Copa-Turkish Airlines agreement opens Guyana to Africa, Eurasia and Far East

Last Updated on Monday, 1 May 2017, 17:21 by Denis Chabrol

(AVIATIONPROS.COM) May 01–PANAMA CITY, Panama — An agreement to operate joint flights was signed on Friday between Star Alliance members Copa and Turkish Airlines, and is a major game changer for the travel industry of Latin America and the Caribbean.

This is especially important to Guyana, a country very much isolated from global hubs. Now travelers can fly Copa Airlines from Guyana to Panama City and connect with Turkish Airlines’ vast global network to cities in Africa, Europe, Central Asia, the Middle and Far East.

Through this code-sharing agreement, these two top global carriers will offer passengers seamless connection from 74 destinations in Latin America and the Caribbean, including Guyana, four times a week to 226 international destinations in Europe, Africa, the Middle and Far East and Australia on the Turkish Airlines network.

Turkish Airlines (THY), a state owned company, operates 337 aircraft and has been chosen as Europe’s best airline for the past six years by Skytrax survey.

A codeshare agreement allows two or more airlines to list certain flights in a reservation system under each other’s names. This means, for example, a businessman from Beijing or Dubai can reach Guyana via Istanbul and Panama City, and luggage check to the final destination seamlessly, subject to government approvals.

In 2018, Turkey will open one of the iconic airports in the world that will rival those in Doha, Abu Dhabi, Dubai, and Singapore, with six runways, capable of handling 200 million passengers. This project will cost the Turkish government about US$7 billion. It will replace the Ataturk Istanbul Airport, which still offers passengers many comforts, easy and frequent connections via Istanbul.

Guyana on the other hand, by the end of 2017, will finally complete the modernization and expansion of its Cheddi Jagan International Airport after many delays and setbacks. More significantly, since the discovery of major oil reserves off the shores of Guyana, its aviation and tourism industries are poised to grow if there is sound planning and transparency.

Guyana can easily surpass Trinidad and Tobago in becoming a hub between North and South America, the Caribbean and Africa if its oil wealth doesn’t end up in the pockets of corrupt officials and their families. Since independence in 1966, Guyana has been plagued by corruption and ethnic politics.

The modernization and expansion of the Cheddi Jagan Airport will cost the government of Guyana about US200 million; however, the current government is yet to bring a reputable airline to Guyana.

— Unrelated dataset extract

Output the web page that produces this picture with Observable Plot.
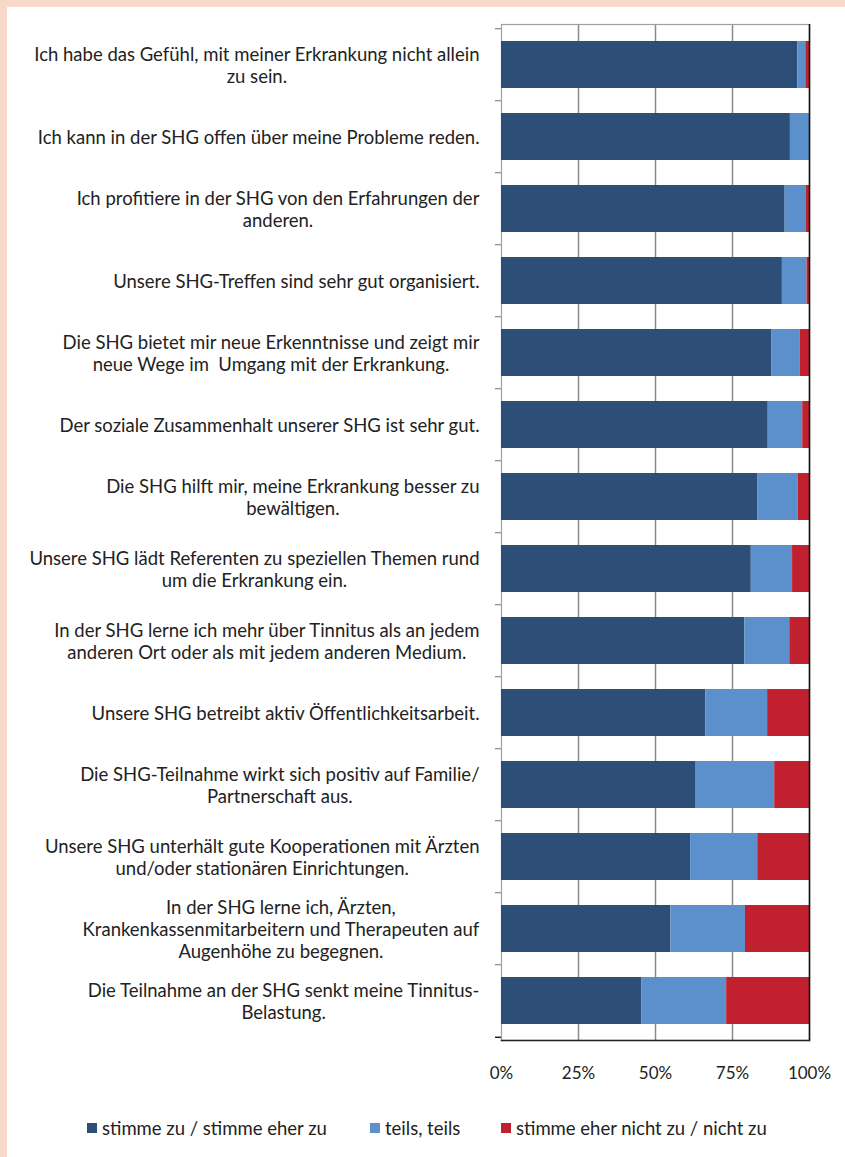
<!DOCTYPE html>
<html><head><meta charset="utf-8">
<script src="https://cdn.jsdelivr.net/npm/d3@7"></script>
<script src="https://cdn.jsdelivr.net/npm/@observablehq/plot@0.6"></script>
<style>
html,body{margin:0;padding:0;background:#f8d8cb;width:845px;height:1157px;overflow:hidden;}
#panel{position:absolute;left:7px;top:7px;width:838px;height:1150px;background:#fff;font-family:Lato,sans-serif;color:#222;}
#chart{position:absolute;left:0;top:0;}
.lg{position:absolute;top:1110px;height:22px;line-height:22px;font-size:18.5px;white-space:nowrap;color:#222;}
.sw{position:absolute;width:10px;height:10px;top:6px;}
.lt{position:absolute;}
</style></head><body><div id="panel"><div id="chart"></div><div id="legend"></div></div>
<script>
const categories = [
  "Ich habe das Gefühl, mit meiner Erkrankung nicht allein\nzu sein.",
  "Ich kann in der SHG offen über meine Probleme reden.",
  "Ich profitiere in der SHG von den Erfahrungen der\nanderen.",
  "Unsere SHG-Treffen sind sehr gut organisiert.",
  "Die SHG bietet mir neue Erkenntnisse und zeigt mir\nneue Wege im  Umgang mit der Erkrankung.",
  "Der soziale Zusammenhalt unserer SHG ist sehr gut.",
  "Die SHG hilft mir, meine Erkrankung besser zu\nbewältigen.",
  "Unsere SHG lädt Referenten zu speziellen Themen rund\num die Erkrankung ein.",
  "In der SHG lerne ich mehr über Tinnitus als an jedem\nanderen Ort oder als mit jedem anderen Medium.",
  "Unsere SHG betreibt aktiv Öffentlichkeitsarbeit.",
  "Die SHG-Teilnahme wirkt sich positiv auf Familie/\nPartnerschaft aus.",
  "Unsere SHG unterhält gute Kooperationen mit Ärzten\nund/oder stationären Einrichtungen.",
  "In der SHG lerne ich, Ärzten,\nKrankenkassenmitarbeitern und Therapeuten auf\nAugenhöhe zu begegnen.",
  "Die Teilnahme an der SHG senkt meine Tinnitus-\nBelastung."
];
const agree    = [96.2, 93.8, 92.1, 91.2, 87.7, 86.6, 83.3, 81.1, 79.0, 66.3, 63.2, 61.4, 55.0, 45.5];
const partly   = [ 2.6,  6.2,  6.9,  8.0,  9.3, 11.2, 13.0, 13.4, 14.6, 20.1, 25.5, 21.8, 24.2, 27.6];
const disagree = [ 1.2,  0.0,  1.0,  0.8,  3.0,  2.2,  3.7,  5.5,  6.4, 13.6, 11.3, 16.8, 20.8, 26.9];
const seriesNames  = ["stimme zu / stimme eher zu", "teils, teils", "stimme eher nicht zu / nicht zu"];
const seriesColors = ["#2d4e77", "#5b90cc", "#c1212f"];
const xTicks = [0, 25, 50, 75, 100];

const rows = [];
categories.forEach((c, i) => {
  [agree[i], partly[i], disagree[i]].forEach((v, k) => rows.push({cat: c, series: seriesNames[k], value: v}));
});

const W = 838, H = 1090, mL = 494, mR = 36, mT = 17, mB = 57;
const step = (H - mT - mB) / categories.length;
const tickLen = 6 * 100 / (W - mL - mR);

const plot = Plot.plot({
  width: W, height: H,
  marginLeft: mL, marginRight: mR, marginTop: mT, marginBottom: mB,
  style: {fontFamily: "Lato, sans-serif", color: "#222", background: "transparent"},
  x: {domain: [0, 100], axis: null},
  y: {domain: categories, paddingInner: 0.35, paddingOuter: 0.175, axis: null},
  color: {domain: seriesNames, range: seriesColors},
  marks: [
    Plot.ruleX([25, 50, 75], {stroke: "#8a8a8a", strokeWidth: 1.5}),
    Plot.frame({stroke: "#a0a0a0", strokeWidth: 1.2}),
    Plot.barX(rows, {y: "cat", x: "value", fill: "series"}),
    Plot.ruleY(categories, {y: d => d, x1: -tickLen, x2: 0, dy: -step / 2, stroke: "#8a8a8a", strokeWidth: 1.2}),
    Plot.ruleY(categories.slice(-1), {y: d => d, x1: -tickLen, x2: 0, dy: step / 2, stroke: "#222", strokeWidth: 1.5}),
    Plot.ruleX([100], {stroke: "#111", strokeWidth: 1.6}),
    Plot.frame({anchor: "bottom", stroke: "#222", strokeWidth: 1.6}),
    Plot.text(categories, {y: d => d, frameAnchor: "left", textAnchor: "end", dx: -22, fontSize: 18.5, lineHeight: 1.2, fill: "#222"}),
    Plot.axisX({ticks: xTicks, tickFormat: d => d + "%", tickSize: 0, tickPadding: 26, fontSize: 17, anchor: "bottom", label: null})
  ]
});
document.getElementById("chart").appendChild(plot);

// center each multi-line label within its own block (block right-aligned)
plot.querySelectorAll('g[aria-label="text"] text').forEach(t => {
  const w = t.getBBox().width;
  t.setAttribute("text-anchor", "middle");
  t.setAttribute("x", -w / 2);
  t.querySelectorAll("tspan").forEach(s => s.setAttribute("x", -w / 2));
});

const legendX = [80, 363, 494];
const legend = document.getElementById("legend");
seriesNames.forEach((name, i) => {
  const item = document.createElement("div");
  item.className = "lg";
  item.style.left = legendX[i] + "px";
  item.innerHTML = `<span class="sw" style="left:0;background:${seriesColors[i]}"></span><span class="lt" style="left:15px">${name}</span>`;
  legend.appendChild(item);
});
</script>
</body></html>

This is due to the lack of a bold and ambitious growth plan for CJIA. Making it more challenging for the government is the fact that Guyana is a small and insignificant market, with poor aviation and transportation infrastructure. But the government is trying to address the issue.

To grow CJIA, aviation experts recommend that Guyana revive a national airline or give generous terms to an international company with the finance and expertise to station some planes at CJIA.

The only global carrier that serves Guyana is Copa Airlines. Trinidad and Tobago’s Caribbean Airlines (CAL) has served Guyana for more than 60 years. However, Guyana has found it hard to attract reputable international airlines. For the past ten years, there have been efforts to bring JetBlue to Guyana but that is not progressing. More recently, two small and unknown companies, Flyallways and Easy Sky, have experienced difficulties.

The Guyana Civil Aviation Authority hopes that Easy Sky will remedy several safety issues before it is given the go ahead to resume regular flights to and from Guyana.